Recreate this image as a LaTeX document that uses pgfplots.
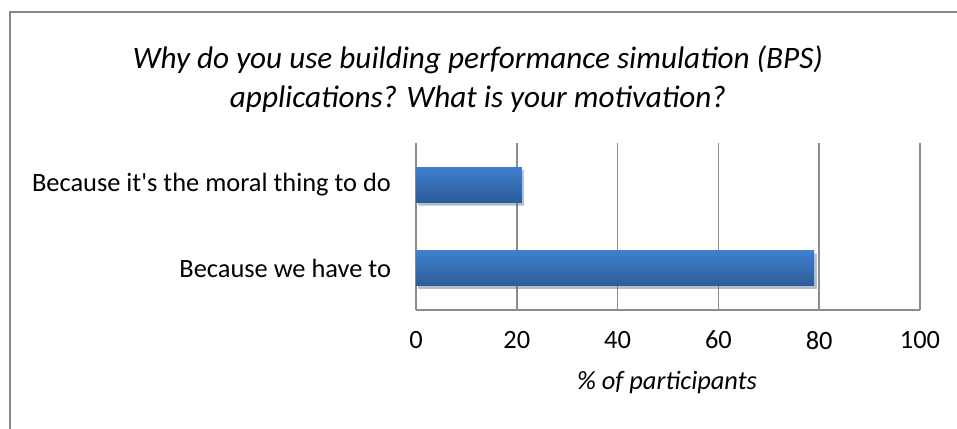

###

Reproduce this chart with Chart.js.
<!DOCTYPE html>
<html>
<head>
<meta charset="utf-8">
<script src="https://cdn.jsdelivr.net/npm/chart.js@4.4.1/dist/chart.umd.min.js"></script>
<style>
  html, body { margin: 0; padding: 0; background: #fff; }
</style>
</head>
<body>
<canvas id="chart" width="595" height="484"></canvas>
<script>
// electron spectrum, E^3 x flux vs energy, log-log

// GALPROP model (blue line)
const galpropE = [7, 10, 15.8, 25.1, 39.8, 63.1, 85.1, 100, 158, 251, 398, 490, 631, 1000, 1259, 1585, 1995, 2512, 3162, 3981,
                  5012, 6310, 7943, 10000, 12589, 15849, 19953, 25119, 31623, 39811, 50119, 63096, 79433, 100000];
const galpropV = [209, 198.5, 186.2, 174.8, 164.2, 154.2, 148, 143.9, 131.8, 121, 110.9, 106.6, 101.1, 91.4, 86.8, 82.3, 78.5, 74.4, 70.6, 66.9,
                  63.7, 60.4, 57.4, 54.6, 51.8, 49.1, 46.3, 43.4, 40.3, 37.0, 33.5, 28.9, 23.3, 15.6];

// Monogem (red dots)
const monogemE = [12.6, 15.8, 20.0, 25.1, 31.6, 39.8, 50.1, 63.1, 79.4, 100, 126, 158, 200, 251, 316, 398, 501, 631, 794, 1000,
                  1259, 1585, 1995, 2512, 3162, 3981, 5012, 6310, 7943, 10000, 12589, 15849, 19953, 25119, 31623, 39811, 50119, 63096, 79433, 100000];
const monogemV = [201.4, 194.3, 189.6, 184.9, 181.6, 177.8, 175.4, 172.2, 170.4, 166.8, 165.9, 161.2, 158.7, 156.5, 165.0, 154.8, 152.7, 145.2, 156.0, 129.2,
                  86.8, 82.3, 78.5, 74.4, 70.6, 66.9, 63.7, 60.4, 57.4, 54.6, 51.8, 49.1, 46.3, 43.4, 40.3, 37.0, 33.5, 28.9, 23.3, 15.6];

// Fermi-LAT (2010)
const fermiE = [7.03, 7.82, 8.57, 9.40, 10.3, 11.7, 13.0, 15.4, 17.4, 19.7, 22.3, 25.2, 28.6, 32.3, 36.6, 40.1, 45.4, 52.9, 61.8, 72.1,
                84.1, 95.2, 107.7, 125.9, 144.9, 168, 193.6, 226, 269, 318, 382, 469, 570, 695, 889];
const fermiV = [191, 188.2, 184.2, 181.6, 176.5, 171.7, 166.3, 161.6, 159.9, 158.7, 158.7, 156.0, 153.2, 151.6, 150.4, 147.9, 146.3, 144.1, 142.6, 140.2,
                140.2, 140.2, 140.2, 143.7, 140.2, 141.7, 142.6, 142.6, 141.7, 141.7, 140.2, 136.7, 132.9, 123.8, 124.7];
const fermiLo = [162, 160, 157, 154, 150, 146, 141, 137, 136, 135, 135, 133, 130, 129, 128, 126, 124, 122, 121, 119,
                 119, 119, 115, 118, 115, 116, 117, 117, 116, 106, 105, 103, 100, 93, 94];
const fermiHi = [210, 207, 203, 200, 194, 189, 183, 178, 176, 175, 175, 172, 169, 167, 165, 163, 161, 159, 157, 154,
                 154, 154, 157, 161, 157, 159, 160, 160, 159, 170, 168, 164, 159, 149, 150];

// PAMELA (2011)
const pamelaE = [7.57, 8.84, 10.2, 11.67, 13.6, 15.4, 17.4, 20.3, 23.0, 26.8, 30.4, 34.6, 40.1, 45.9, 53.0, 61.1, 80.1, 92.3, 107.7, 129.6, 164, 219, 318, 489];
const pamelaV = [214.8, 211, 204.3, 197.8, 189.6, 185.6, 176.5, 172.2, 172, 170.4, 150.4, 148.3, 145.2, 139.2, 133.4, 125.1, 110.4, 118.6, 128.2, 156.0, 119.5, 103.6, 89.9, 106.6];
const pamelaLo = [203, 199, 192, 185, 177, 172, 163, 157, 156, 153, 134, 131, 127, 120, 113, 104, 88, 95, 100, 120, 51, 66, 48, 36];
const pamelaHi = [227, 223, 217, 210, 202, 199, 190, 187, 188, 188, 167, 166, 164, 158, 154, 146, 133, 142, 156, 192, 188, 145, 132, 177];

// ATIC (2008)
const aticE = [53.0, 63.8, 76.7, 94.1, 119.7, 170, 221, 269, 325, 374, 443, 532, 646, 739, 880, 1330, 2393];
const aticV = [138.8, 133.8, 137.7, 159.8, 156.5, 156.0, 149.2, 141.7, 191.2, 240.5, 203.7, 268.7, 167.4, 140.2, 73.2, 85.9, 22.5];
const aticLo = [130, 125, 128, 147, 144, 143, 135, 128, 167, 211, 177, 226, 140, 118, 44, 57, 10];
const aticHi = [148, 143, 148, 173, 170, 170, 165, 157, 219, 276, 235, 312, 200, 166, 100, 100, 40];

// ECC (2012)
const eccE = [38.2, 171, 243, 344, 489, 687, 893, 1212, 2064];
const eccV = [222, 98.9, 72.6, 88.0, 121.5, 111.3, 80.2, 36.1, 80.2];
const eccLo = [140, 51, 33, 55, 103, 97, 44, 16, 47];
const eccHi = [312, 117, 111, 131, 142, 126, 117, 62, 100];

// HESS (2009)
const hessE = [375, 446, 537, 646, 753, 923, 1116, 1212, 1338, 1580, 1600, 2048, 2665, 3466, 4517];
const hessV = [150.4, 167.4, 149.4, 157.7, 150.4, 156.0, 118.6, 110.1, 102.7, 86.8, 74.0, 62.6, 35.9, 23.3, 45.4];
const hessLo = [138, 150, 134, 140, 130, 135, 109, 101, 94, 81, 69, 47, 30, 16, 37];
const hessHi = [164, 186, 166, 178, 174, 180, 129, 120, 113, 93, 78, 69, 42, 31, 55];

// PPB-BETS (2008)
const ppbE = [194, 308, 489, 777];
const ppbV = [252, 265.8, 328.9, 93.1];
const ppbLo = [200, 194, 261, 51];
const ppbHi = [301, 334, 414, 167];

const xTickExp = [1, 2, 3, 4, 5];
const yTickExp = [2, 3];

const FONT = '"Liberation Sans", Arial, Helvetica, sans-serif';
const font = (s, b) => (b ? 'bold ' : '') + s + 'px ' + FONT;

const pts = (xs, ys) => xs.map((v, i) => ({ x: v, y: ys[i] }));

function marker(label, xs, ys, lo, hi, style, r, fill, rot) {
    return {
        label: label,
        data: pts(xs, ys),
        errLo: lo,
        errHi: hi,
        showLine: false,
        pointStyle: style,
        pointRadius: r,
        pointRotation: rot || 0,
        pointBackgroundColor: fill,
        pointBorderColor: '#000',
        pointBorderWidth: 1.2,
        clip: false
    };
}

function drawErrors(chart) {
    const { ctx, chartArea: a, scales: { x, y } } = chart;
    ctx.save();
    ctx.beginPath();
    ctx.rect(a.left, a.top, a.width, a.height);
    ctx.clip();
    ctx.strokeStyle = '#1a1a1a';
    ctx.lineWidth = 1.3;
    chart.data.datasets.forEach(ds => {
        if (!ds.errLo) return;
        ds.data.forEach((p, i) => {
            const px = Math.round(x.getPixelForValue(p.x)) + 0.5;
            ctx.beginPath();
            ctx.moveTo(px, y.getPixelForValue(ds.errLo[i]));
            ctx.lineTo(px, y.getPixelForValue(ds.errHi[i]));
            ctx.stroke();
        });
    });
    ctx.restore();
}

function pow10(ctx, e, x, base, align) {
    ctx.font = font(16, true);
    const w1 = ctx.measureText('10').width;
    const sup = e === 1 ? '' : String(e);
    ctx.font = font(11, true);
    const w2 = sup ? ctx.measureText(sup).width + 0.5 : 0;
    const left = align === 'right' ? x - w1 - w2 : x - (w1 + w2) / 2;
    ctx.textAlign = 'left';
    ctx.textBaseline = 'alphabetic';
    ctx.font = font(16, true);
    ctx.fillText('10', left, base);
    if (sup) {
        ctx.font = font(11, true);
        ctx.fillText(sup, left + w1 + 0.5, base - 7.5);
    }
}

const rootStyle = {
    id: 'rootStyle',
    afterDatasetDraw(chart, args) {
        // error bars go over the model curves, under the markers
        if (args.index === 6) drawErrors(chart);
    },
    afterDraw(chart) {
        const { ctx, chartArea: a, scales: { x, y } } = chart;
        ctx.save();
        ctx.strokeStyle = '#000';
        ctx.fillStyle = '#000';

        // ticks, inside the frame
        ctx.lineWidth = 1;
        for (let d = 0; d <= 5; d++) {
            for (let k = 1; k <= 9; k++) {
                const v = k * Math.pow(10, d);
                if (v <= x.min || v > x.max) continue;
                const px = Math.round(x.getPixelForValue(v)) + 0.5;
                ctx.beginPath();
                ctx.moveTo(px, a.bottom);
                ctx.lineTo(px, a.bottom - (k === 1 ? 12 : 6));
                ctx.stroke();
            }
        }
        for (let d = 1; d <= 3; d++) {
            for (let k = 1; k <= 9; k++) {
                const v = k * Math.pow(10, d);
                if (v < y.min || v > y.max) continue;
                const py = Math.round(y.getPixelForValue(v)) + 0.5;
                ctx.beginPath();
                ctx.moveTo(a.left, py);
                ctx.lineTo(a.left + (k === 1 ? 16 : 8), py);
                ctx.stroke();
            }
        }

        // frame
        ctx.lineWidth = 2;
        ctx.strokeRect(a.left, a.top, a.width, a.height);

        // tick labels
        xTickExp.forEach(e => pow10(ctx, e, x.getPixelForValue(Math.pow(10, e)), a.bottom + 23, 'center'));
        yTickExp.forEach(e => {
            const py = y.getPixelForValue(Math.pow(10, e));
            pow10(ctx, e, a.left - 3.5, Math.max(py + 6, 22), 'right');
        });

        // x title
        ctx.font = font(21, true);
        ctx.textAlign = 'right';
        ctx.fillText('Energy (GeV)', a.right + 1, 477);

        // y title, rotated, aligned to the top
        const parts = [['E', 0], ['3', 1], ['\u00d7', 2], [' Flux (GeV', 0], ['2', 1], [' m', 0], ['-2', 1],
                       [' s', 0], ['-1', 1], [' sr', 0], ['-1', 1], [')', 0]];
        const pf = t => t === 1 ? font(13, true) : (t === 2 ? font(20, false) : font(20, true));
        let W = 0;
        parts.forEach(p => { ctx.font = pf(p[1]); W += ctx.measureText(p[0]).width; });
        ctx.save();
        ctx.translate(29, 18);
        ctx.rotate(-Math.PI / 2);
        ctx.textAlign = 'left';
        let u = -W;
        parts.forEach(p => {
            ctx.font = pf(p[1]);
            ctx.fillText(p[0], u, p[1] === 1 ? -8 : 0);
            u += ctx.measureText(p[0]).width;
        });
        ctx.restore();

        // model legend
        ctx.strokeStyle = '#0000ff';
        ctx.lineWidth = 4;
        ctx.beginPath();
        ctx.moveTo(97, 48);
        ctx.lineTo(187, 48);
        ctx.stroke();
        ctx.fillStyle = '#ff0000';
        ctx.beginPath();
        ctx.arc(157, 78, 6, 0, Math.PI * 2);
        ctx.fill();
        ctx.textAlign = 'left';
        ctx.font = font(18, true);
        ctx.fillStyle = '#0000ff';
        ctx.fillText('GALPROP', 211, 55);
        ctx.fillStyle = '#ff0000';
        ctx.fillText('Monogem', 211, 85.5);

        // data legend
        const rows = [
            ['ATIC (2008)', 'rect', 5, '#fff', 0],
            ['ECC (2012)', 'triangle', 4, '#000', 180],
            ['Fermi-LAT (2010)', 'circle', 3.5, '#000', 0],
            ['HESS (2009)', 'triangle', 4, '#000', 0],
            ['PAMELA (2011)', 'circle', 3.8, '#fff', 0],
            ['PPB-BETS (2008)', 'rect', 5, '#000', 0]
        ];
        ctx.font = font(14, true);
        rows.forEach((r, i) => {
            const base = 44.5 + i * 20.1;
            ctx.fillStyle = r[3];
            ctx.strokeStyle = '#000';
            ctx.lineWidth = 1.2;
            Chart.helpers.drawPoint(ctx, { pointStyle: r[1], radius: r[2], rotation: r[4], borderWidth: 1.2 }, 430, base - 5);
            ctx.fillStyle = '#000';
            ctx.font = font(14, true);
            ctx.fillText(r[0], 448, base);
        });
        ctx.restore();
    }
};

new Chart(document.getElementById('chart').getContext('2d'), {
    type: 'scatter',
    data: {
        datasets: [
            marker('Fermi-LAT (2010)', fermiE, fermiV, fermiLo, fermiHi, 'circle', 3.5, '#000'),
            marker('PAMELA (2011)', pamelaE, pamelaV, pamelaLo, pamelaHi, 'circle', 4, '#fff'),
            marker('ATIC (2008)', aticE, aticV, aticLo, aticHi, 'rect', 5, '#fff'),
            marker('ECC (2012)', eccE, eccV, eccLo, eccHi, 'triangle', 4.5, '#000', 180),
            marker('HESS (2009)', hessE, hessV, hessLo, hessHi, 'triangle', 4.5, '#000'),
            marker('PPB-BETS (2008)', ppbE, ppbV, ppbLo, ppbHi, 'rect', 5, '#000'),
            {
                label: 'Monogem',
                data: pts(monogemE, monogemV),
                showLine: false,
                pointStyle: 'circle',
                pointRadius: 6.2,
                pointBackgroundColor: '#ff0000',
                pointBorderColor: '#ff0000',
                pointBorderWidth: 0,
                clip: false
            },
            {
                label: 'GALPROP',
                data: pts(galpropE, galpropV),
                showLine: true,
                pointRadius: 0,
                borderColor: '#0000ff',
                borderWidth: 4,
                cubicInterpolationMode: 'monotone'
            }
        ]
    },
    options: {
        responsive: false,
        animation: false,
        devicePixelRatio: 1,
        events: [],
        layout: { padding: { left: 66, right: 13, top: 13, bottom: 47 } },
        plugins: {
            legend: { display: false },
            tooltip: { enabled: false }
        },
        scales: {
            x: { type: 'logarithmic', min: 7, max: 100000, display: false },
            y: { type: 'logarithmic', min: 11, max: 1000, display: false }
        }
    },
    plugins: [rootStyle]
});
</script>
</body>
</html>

###

Review the material and copy each line in which the word "document" appears.

Recreate this image as a LaTeX document that uses pgfplots.
new Chart(document.getElementById('chart').getContext('2d'), {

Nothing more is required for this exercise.